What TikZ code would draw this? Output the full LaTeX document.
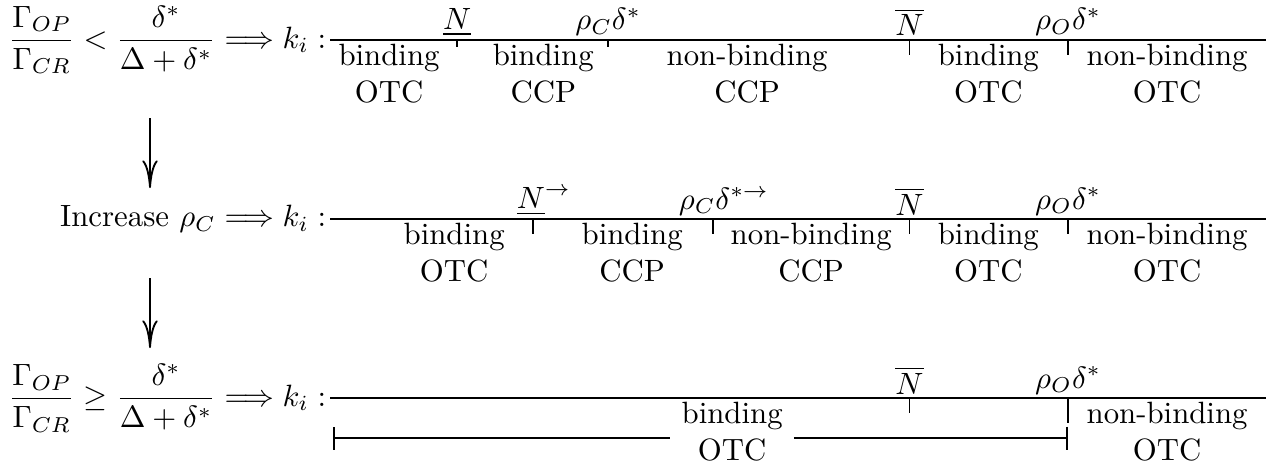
\documentclass[tikz,border=0pt]{standalone}
\usepackage{amsmath}
\usetikzlibrary{arrows.meta}

\begin{document}
\begin{tikzpicture}[>={To[length=9pt,width=5pt]},semithick,
  seg/.style={anchor=north,align=center,inner ysep=1pt},
  pnt/.style={anchor=south,inner sep=1pt},
  cond/.style={anchor=east,inner sep=1pt}]
\useasboundingbox (0,0) rectangle (14.62,5.342);
% Case 1: ratio below threshold
\begin{scope}[yshift=4.886cm]
\coordinate (s1) at (3.767,0);
\coordinate (e1) at (14.45,0);
\node[cond] (c1) at (s1) {$\displaystyle\frac{\Gamma_{OP}}{\Gamma_{CR}} < \frac{\delta^*}{\Delta+\delta^*} \Longrightarrow k_i:$};
\draw (s1) -- (e1);
\draw (5.217,0) -- (5.217,-0.08);
\draw (6.941,0) -- (6.941,-0.08);
\draw (10.38,0) -- (10.38,-0.17);
\draw (12.19,0) -- (12.19,-0.17);
\node[pnt] (p11) at (5.217,0) {$\underline{N}$};
\node[pnt] (p12) at (6.941,0) {$\rho_C\delta^*$};
\node[pnt] (p13) at (10.38,0) {$\overline{N}$};
\node[pnt] (p14) at (12.19,0) {$\rho_O\delta^*$};
\node[seg] (l11) at (4.44,0) {binding\\OTC};
\node[seg] (l12) at (6.20,0) {binding\\CCP};
\node[seg] (l13) at (8.527,0) {non-binding\\CCP};
\node[seg] (l14) at (11.28,0) {binding\\OTC};
\node[seg] (l15) at (13.32,0) {non-binding\\OTC};
\end{scope}
% Case 2: higher rho_C
\begin{scope}[yshift=2.842cm]
\coordinate (s2) at (3.767,0);
\coordinate (e2) at (14.45,0);
\node[cond] (c2) at (s2) {Increase $\rho_C \Longrightarrow k_i:$};
\draw (s2) -- (e2);
\draw (6.084,0) -- (6.084,-0.17);
\draw (8.139,0) -- (8.139,-0.17);
\draw (10.38,0) -- (10.38,-0.17);
\draw (12.19,0) -- (12.19,-0.17);
\node[pnt,xshift=3.5pt] (p21) at (6.084,0) {$\underline{N}^{\rightarrow}$};
\node[pnt,xshift=3.5pt] (p22) at (8.139,0) {$\rho_C\delta^{*\rightarrow}$};
\node[pnt] (p23) at (10.38,0) {$\overline{N}$};
\node[pnt] (p24) at (12.19,0) {$\rho_O\delta^*$};
\node[seg] (l21) at (5.183,0) {binding\\OTC};
\node[seg] (l22) at (7.215,0) {binding\\CCP};
\node[seg] (l23) at (9.258,0) {non-binding\\CCP};
\node[seg] (l24) at (11.28,0) {binding\\OTC};
\node[seg] (l25) at (13.32,0) {non-binding\\OTC};
\end{scope}
% Case 3: ratio above threshold
\begin{scope}[yshift=0.799cm]
\coordinate (s3) at (3.767,0);
\coordinate (e3) at (14.45,0);
\node[cond] (c3) at (s3) {$\displaystyle\frac{\Gamma_{OP}}{\Gamma_{CR}} \geq \frac{\delta^*}{\Delta+\delta^*} \Longrightarrow k_i:$};
\draw (s3) -- (e3);
\draw (10.38,0) -- (10.38,-0.17);
\draw (12.19,0) -- (12.19,-0.28);
\node[pnt] (p33) at (10.38,0) {$\overline{N}$};
\node[pnt] (p34) at (12.19,0) {$\rho_O\delta^*$};
\node[seg] (l31) at (8.356,0) {binding\\OTC};
\node[seg] (l32) at (13.32,0) {non-binding\\OTC};
\coordinate (b1) at (3.80,-0.457);
\coordinate (b2) at (12.19,-0.457);
\draw[{Bar[width=7.5pt]}-] (b1) -- (b1 -| l31.west);
\draw[-{Bar[width=7.5pt]}] (b2 -| l31.east) -- (b2);
\end{scope}
% arrows between cases
\coordinate (a1) at (1.712,3.995);
\coordinate (a2) at (1.712,3.196);
\coordinate (a3) at (1.712,2.169);
\coordinate (a4) at (1.712,1.37);
\draw[->] (a1) -- (a2);
\draw[->] (a3) -- (a4);
\end{tikzpicture}
\end{document}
-------------------------
**Work to be completed:** Reproduce the material word for word, minus the images.

**Complete answer:**
What TikZ code would draw this? Output the full LaTeX document.
\documentclass[tikz,border=0pt]{standalone}
\usepackage{amsmath}
\usetikzlibrary{arrows.meta}

\begin{document}
\begin{tikzpicture}[>={To[length=9pt,width=5pt]},semithick,
  seg/.style={anchor=north,align=center,inner ysep=1pt},
  pnt/.style={anchor=south,inner sep=1pt},
  cond/.style={anchor=east,inner sep=1pt}]
\useasboundingbox (0,0) rectangle (14.62,5.342);
% Case 1: ratio below threshold
\begin{scope}[yshift=4.886cm]
\coordinate (s1) at (3.767,0);
\coordinate (e1) at (14.45,0);
\node[cond] (c1) at (s1) {$\displaystyle\frac{\Gamma_{OP}}{\Gamma_{CR}} < \frac{\delta^*}{\Delta+\delta^*} \Longrightarrow k_i:$};
\draw (s1) -- (e1);
\draw (5.217,0) -- (5.217,-0.08);
\draw (6.941,0) -- (6.941,-0.08);
\draw (10.38,0) -- (10.38,-0.17);
\draw (12.19,0) -- (12.19,-0.17);
\node[pnt] (p11) at (5.217,0) {$\underline{N}$};
\node[pnt] (p12) at (6.941,0) {$\rho_C\delta^*$};
\node[pnt] (p13) at (10.38,0) {$\overline{N}$};
\node[pnt] (p14) at (12.19,0) {$\rho_O\delta^*$};
\node[seg] (l11) at (4.44,0) {binding\\OTC};
\node[seg] (l12) at (6.20,0) {binding\\CCP};
\node[seg] (l13) at (8.527,0) {non-binding\\CCP};
\node[seg] (l14) at (11.28,0) {binding\\OTC};
\node[seg] (l15) at (13.32,0) {non-binding\\OTC};
\end{scope}
% Case 2: higher rho_C
\begin{scope}[yshift=2.842cm]
\coordinate (s2) at (3.767,0);
\coordinate (e2) at (14.45,0);
\node[cond] (c2) at (s2) {Increase $\rho_C \Longrightarrow k_i:$};
\draw (s2) -- (e2);
\draw (6.084,0) -- (6.084,-0.17);
\draw (8.139,0) -- (8.139,-0.17);
\draw (10.38,0) -- (10.38,-0.17);
\draw (12.19,0) -- (12.19,-0.17);
\node[pnt,xshift=3.5pt] (p21) at (6.084,0) {$\underline{N}^{\rightarrow}$};
\node[pnt,xshift=3.5pt] (p22) at (8.139,0) {$\rho_C\delta^{*\rightarrow}$};
\node[pnt] (p23) at (10.38,0) {$\overline{N}$};
\node[pnt] (p24) at (12.19,0) {$\rho_O\delta^*$};
\node[seg] (l21) at (5.183,0) {binding\\OTC};
\node[seg] (l22) at (7.215,0) {binding\\CCP};
\node[seg] (l23) at (9.258,0) {non-binding\\CCP};
\node[seg] (l24) at (11.28,0) {binding\\OTC};
\node[seg] (l25) at (13.32,0) {non-binding\\OTC};
\end{scope}
% Case 3: ratio above threshold
\begin{scope}[yshift=0.799cm]
\coordinate (s3) at (3.767,0);
\coordinate (e3) at (14.45,0);
\node[cond] (c3) at (s3) {$\displaystyle\frac{\Gamma_{OP}}{\Gamma_{CR}} \geq \frac{\delta^*}{\Delta+\delta^*} \Longrightarrow k_i:$};
\draw (s3) -- (e3);
\draw (10.38,0) -- (10.38,-0.17);
\draw (12.19,0) -- (12.19,-0.28);
\node[pnt] (p33) at (10.38,0) {$\overline{N}$};
\node[pnt] (p34) at (12.19,0) {$\rho_O\delta^*$};
\node[seg] (l31) at (8.356,0) {binding\\OTC};
\node[seg] (l32) at (13.32,0) {non-binding\\OTC};
\coordinate (b1) at (3.80,-0.457);
\coordinate (b2) at (12.19,-0.457);
\draw[{Bar[width=7.5pt]}-] (b1) -- (b1 -| l31.west);
\draw[-{Bar[width=7.5pt]}] (b2 -| l31.east) -- (b2);
\end{scope}
% arrows between cases
\coordinate (a1) at (1.712,3.995);
\coordinate (a2) at (1.712,3.196);
\coordinate (a3) at (1.712,2.169);
\coordinate (a4) at (1.712,1.37);
\draw[->] (a1) -- (a2);
\draw[->] (a3) -- (a4);
\end{tikzpicture}
\end{document}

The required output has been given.